Podcast: Helping Your Child Navigate New Beginnings
Change can be scary, that’s why experts at the Florida Center for Early Childhood recommend helping your child navigate new beginnings through open dialogue and encouragement.
Whether it’s moving to a new house, hanging out with a new group of friends, or starting a new school, children can be apprehensive when it comes to change. That’s why it’s important for parents to mentally and emotionally prepare their children to go back to school or face other new beginnings.
In this episode of Centering Kids, early childhood advice from the experts at The Florida Center, host Kristen Theisen interviews school-based mental health therapist, Tia Nagel, on how parents can go about helping their child navigate new beginnings by creating a mental health checklist to help ease any anxiety their child might face. Nagel, who serves students and their families at Taylor Ranch Elementary School in Venice Fla., also stresses the importance of exercising as a family, experiencing things together, and opening up to your child.

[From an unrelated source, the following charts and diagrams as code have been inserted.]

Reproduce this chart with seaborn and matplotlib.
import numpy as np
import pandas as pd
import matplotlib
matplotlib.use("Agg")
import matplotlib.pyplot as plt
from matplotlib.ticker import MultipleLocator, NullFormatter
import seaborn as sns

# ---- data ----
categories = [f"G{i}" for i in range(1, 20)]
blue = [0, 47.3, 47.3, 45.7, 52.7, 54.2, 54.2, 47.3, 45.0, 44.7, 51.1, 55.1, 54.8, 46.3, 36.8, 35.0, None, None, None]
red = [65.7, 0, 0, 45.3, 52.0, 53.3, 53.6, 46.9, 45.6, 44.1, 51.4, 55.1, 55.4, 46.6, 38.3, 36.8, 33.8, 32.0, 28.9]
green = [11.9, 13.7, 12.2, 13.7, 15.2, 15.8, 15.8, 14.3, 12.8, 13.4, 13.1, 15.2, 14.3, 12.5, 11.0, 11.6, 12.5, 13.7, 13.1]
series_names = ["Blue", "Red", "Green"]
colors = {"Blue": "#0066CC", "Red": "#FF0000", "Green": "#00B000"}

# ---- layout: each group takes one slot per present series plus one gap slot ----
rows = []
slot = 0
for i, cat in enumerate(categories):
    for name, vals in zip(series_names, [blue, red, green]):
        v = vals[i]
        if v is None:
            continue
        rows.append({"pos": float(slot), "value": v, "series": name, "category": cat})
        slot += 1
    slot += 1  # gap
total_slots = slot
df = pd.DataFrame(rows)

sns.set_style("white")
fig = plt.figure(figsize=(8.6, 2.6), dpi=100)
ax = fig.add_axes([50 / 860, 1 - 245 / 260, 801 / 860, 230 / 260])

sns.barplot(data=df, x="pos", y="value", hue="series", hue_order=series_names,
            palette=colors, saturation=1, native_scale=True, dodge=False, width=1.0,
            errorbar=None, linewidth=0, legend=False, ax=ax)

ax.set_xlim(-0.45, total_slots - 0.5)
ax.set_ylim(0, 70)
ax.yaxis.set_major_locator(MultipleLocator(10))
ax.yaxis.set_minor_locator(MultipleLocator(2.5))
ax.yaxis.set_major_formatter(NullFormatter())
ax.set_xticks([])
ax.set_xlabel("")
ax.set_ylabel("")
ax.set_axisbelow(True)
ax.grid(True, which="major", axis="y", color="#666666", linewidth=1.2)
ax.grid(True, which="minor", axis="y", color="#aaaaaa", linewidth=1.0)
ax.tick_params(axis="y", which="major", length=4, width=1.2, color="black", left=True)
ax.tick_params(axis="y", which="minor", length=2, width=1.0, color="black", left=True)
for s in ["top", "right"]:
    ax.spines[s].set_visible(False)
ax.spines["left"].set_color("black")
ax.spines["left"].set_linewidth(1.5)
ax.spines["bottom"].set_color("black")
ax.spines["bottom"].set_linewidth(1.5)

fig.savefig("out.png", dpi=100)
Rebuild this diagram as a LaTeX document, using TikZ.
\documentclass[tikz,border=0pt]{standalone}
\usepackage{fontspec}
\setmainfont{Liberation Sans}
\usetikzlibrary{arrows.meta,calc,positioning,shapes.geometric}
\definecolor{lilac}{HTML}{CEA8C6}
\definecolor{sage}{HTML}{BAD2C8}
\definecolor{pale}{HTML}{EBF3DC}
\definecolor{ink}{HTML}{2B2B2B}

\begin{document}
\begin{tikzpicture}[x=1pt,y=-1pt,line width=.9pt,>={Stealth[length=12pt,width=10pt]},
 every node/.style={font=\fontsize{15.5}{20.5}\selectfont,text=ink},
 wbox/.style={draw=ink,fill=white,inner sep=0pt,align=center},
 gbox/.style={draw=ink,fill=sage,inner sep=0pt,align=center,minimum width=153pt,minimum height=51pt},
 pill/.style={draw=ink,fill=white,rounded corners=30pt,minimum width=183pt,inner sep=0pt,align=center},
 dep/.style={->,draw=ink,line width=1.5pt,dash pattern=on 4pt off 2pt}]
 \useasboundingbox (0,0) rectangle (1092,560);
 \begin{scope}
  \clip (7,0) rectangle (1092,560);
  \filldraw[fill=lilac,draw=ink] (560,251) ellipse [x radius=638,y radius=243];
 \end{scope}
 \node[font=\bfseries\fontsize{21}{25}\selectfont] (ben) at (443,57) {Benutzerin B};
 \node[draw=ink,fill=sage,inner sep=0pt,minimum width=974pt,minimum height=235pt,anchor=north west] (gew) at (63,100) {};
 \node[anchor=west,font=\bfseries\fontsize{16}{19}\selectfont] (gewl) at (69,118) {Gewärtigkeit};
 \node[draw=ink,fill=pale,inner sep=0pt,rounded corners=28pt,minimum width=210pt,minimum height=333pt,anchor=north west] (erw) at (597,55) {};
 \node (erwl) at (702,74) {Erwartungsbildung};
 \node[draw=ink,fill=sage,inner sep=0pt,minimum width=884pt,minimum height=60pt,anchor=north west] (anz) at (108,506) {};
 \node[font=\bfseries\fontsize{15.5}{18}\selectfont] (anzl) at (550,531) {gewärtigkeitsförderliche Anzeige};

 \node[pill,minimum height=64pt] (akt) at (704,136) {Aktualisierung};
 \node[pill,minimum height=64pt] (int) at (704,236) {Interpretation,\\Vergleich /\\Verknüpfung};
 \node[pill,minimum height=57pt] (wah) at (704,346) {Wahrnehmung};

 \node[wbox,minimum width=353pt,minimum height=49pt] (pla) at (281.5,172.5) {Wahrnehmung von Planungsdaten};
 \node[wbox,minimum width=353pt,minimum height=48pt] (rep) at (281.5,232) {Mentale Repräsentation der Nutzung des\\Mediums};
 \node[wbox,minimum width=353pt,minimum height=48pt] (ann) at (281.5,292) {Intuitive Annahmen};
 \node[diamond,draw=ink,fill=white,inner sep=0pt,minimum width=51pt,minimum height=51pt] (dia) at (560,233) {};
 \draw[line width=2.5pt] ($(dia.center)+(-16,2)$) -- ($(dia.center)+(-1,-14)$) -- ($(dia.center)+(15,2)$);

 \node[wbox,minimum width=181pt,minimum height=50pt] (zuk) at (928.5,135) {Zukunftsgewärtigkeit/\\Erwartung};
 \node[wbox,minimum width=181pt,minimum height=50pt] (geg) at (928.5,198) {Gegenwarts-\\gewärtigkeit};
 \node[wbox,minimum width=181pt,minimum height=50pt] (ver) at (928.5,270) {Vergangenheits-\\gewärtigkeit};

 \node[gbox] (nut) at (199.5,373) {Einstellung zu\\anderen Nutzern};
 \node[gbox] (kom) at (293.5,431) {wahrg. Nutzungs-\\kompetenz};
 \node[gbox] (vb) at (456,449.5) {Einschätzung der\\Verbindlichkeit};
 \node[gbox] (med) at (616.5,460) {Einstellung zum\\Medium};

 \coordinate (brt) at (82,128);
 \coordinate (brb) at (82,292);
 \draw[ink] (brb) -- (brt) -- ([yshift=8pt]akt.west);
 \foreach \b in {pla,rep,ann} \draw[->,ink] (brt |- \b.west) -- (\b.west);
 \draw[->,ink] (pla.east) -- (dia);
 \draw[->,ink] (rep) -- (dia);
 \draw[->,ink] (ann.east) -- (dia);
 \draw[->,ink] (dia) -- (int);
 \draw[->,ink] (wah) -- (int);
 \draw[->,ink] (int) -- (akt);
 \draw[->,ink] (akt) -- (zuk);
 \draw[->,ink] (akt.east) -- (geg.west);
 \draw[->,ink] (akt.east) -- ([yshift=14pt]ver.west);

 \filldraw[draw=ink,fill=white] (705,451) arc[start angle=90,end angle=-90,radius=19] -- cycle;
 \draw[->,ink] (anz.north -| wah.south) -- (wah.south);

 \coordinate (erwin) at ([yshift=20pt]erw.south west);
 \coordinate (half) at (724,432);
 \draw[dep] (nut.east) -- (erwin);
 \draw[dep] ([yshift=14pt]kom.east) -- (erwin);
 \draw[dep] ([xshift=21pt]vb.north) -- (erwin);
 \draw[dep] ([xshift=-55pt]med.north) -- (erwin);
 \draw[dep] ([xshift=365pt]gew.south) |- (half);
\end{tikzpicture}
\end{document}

“The first day of school can be tough on little kiddos for sure,” said Nagel. “We have a lot of little kids just starting school, a lot of little kindergartners who are very confused about where to go, what to do, or how to act, and it all can be very overwhelming. A lot of it comes down to fitting in, meeting new classmates, finding new friends, and also developing new relationships with a new authority-like figure, a teacher, that they see five days a week.”
According to Nagel, parents often expect their children to share their feelings, but never think about expressing their own feelings of uncertainty or apprehension with their child. She also warns about the infamous “I need to talk to you” phrase which can automatically evoke stressful feelings.